A dictionary (dict_classifiers) is written to 'classifier_dict.pkl', so that it can be used later on, for testing. 
This hyperparameter search is done to avoid having to do a exhaustive search for hyperparameters during testing / development. 

For each dataset the following classifiers are saved: 

* An initial classifier ( KNN, LR, RF, SVM), that is trained on the entire training set, from the original partition ( 0.8 train, 0.2 test)
* An ensemble of n = 5 classifiers (KNN, LR, RF, SVM), that is trained for the secondary classification task, on a k-fold = 5, part of the dataset. 

In [1]:
dict_classifiers = {}

In [4]:
import numpy as np
import pandas as pd
import sys
import os
module_path = os.path.abspath(os.path.join('../..'))
sys.path.insert(1, module_path + '/src/')
from sklearn.model_selection import KFold
import pickle


import warnings
from sklearn.exceptions import ConvergenceWarning, DataConversionWarning, FitFailedWarning
warnings.filterwarnings(action='ignore', category=ConvergenceWarning)
warnings.filterwarnings(action='ignore', category=DataConversionWarning)
warnings.filterwarnings(action='ignore', category=FitFailedWarning)

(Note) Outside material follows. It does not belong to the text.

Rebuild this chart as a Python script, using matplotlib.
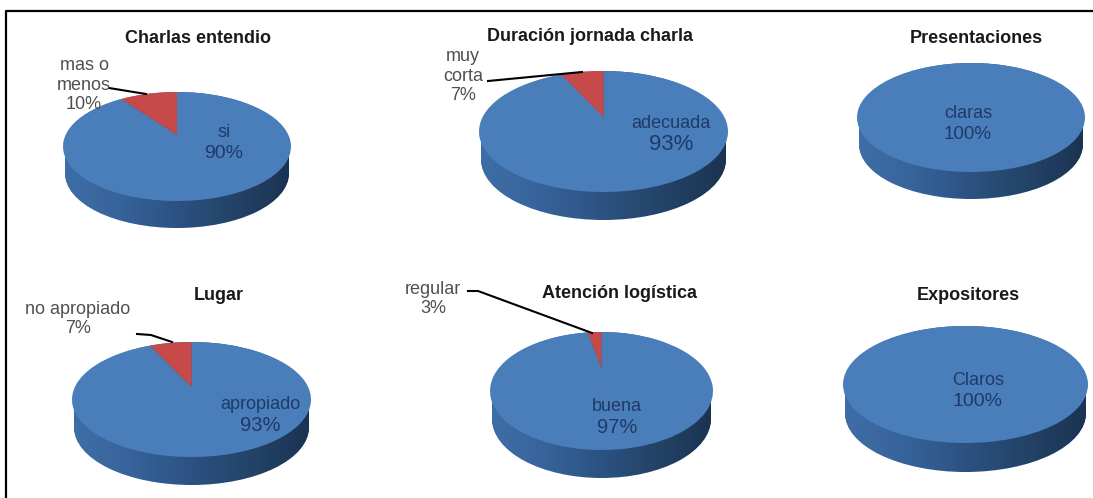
import numpy as np
import matplotlib
matplotlib.use('Agg')
import matplotlib.pyplot as plt
from matplotlib.colors import LinearSegmentedColormap
from matplotlib.patches import Ellipse

W, H = 1093, 498
plt.rcParams['font.family'] = ['Liberation Sans', 'DejaVu Sans']

titles = ['Charlas entendio', 'Duración jornada charla', 'Presentaciones',
          'Lugar', 'Atención logística', 'Expositores']
slice_values = [[90, 10], [93, 7], [100], [93, 7], [97, 3], [100]]
slice_labels = [['si', 'mas o\nmenos'], ['adecuada', 'muy\ncorta'], ['claras'],
                ['apropiado', 'no apropiado'], ['buena', 'regular'], ['Claros']]

# left, right, top, bottom of top face, bottom of the side (pixels)
boxes = [(63, 291, 92, 201, 228), (479, 728, 71, 192, 220), (857, 1085, 63, 172, 199),
         (72, 311, 342, 457, 485), (490, 713, 332, 450, 478), (843, 1088, 326, 443, 472)]
apex_y = [135, 117, None, 387, 368, None]
title_pos = [(198, 38), (590, 36), (976, 38), (219, 295), (619, 293), (968, 295)]
inner_pos = [(224, 143), (671, 134), (968, 124), (260, 415), (617, 417), (978, 391)]
pct_size = [14, 16, 13.5, 14.5, 14.5, 14]
outer_pos = [(84, 85), (463, 76), None, (78, 319), (433, 299), None]
leaders = [[(109, 88), (146, 94)], [(488, 81), (582, 72)], None,
           [(137, 334), (151, 335), (172, 342)],
           [(468, 291), (478, 291), (592, 333)], None]

BLUE = '#4a7ebb'
RED = '#c64a4a'
side_cmap = LinearSegmentedColormap.from_list(
    'side', ['#3f6ea6', '#36639a', '#2c5282', '#234366', '#1b3352'])

fig = plt.figure(figsize=(W / 100, H / 100), dpi=100)
bg = fig.add_axes([0, 0, 1, 1])
bg.set_xlim(0, W)
bg.set_ylim(H, 0)
bg.axis('off')

# only the top and left edge of the frame are in the picture
bg.plot([6, 6, W], [H, 11, 11], color='black', lw=1.6)

for box in boxes:
    x0, x1, y0, y1, y2 = box
    cy = (y0 + y1) / 2
    depth = y2 - y1
    for yc in np.arange(cy, cy + depth + 1):
        clip = Ellipse(((x0 + x1) / 2, yc), x1 - x0 - 4, y1 - y0, transform=bg.transData)
        img = bg.imshow(np.linspace(0, 1, 256)[None, :], cmap=side_cmap, aspect='auto',
                        extent=(x0, x1, y2, y0))
        img.set_clip_path(clip)
bg.set_xlim(0, W)
bg.set_ylim(H, 0)

for i, values in enumerate(slice_values):
    x0, x1, y0, y1, y2 = boxes[i]
    ax = fig.add_axes([x0 / W, 1 - y1 / H, (x1 - x0) / W, (y1 - y0) / H])
    wedges, _ = ax.pie(values, colors=[BLUE, RED], startangle=90, counterclock=False, radius=1)
    ax.set_aspect('auto')
    ax.set_xlim(-1, 1)
    ax.set_ylim(-1, 1)
    ax.patch.set_alpha(0)
    # perspective of the 3d view: centre goes up, far side gets squeezed
    if apex_y[i] is not None:
        a = ((y0 + y1) / 2 - apex_y[i]) / ((y1 - y0) / 2)
        for w in wedges:
            v = w.get_path().vertices
            d = 1 + a * v[:, 1]
            v[:, 0], v[:, 1] = v[:, 0] * np.sqrt(1 - a ** 2) / d, (v[:, 1] + a) / d
            w.stale = True

top = fig.add_axes([0, 0, 1, 1])
top.set_xlim(0, W)
top.set_ylim(H, 0)
top.axis('off')

for i, title in enumerate(titles):
    top.text(title_pos[i][0], title_pos[i][1], title, ha='center', va='center',
             fontsize=13, fontweight='bold', color='#1a1a1a')
    values = slice_values[i]
    top.text(inner_pos[i][0], inner_pos[i][1] - 10.5, slice_labels[i][0], ha='center', va='center',
             fontsize=13, color='#1f3a68')
    top.text(inner_pos[i][0], inner_pos[i][1] + 10.5, f'{values[0]}%', ha='center', va='center',
             fontsize=pct_size[i], color='#1f3a68')
    if outer_pos[i] is not None:
        top.text(outer_pos[i][0], outer_pos[i][1], f'{slice_labels[i][1]}\n{values[1]}%',
                 ha='center', va='center', fontsize=13, color='#505050', linespacing=1.22)
        xs, ys = zip(*leaders[i])
        top.plot(xs, ys, color='black', lw=1.5)

fig.savefig('out.png', dpi=100)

from sklearn.model_selection import train_test_split
from sklearn.model_selection import StratifiedKFold
from sklearn.neighbors import KNeighborsClassifier
from sklearn.linear_model import LogisticRegression
from sklearn.svm import SVC
from sklearn.ensemble import RandomForestClassifier
from sklearn.model_selection import GridSearchCV
from sklearn.metrics import accuracy_score
from sklearn.metrics import plot_confusion_matrix
from sklearn.metrics import confusion_matrix
from sklearn.metrics import classification_report
from sktime.transformations.panel.rocket import Rocket
from sklearn.feature_selection import SelectKBest, chi2
from sklearn.decomposition import PCA
from sklearn.preprocessing import MinMaxScaler
from sktime.utils.data_io import load_from_arff_to_dataframe
import time


import utility
import matplotlib.pyplot as plt
from matplotlib.font_manager import FontProperties
import seaborn as sns
import matplotlib
from matplotlib.colors import LinearSegmentedColormap
font = FontProperties(fname = module_path + '/src/visualization/CharterRegular.ttf', size = 10, weight = 1000)
font_small = FontProperties(fname = module_path + '/src/visualization/CharterRegular.ttf', size = 8, weight = 1000)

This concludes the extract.